In terms of our red wines, under direction from Alex, our picking team was quite selective with the picking of the grapes in the vineyard. Rather than picking all the grapes from a block on one day, our team picked the grapes within each block as they were ready. After picking, the red wine grapes underwent a one-night cold soak, and then started the fermentation process. We used a combination of punchdowns and pump overs every 4 hours. The wines were tasted every day to decide when to press. After ferment, some of the reds were left up to 20 days on the skins. This extended maceration period post fermentation produced more intense colours, and extracted fine tannins to provide structure. Because we didn’t press hard, the wines are more juicy and fruit-driven.
We also enhanced our barrel ageing program. In 2021, we purchased about 60 additional barrels to help expand our barrel ageing program. All our reds, both classic and reserve, will now age for a minimum of 15 months in barrel going forward, and all will go through malolactic fermentation in barrels. In addition, we are moving away from American oak and moving to all French oak. Alex selected barrels from very specific coopers to give us the results we want.
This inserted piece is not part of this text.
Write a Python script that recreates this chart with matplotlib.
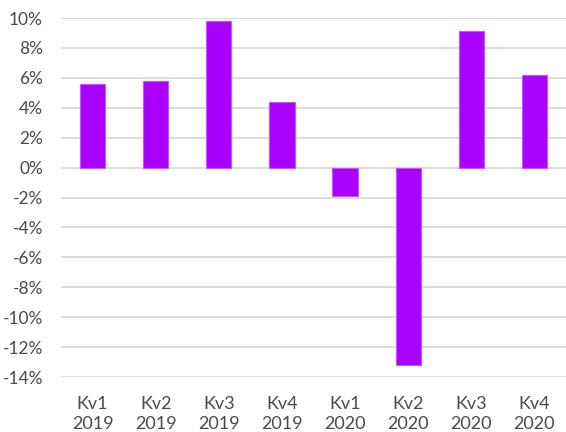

Going forward, anticipate red wines that are more integrated with the oak for a softer, richer more integrated wine. You will have the opportunity to taste these red wines upon release in fall 2023.
We are very optimistic for the future, as Alex further raises the bar on our winemaking. We are thrilled with the development of the wines from our 2021 vintage, and we can’t wait to share them with you.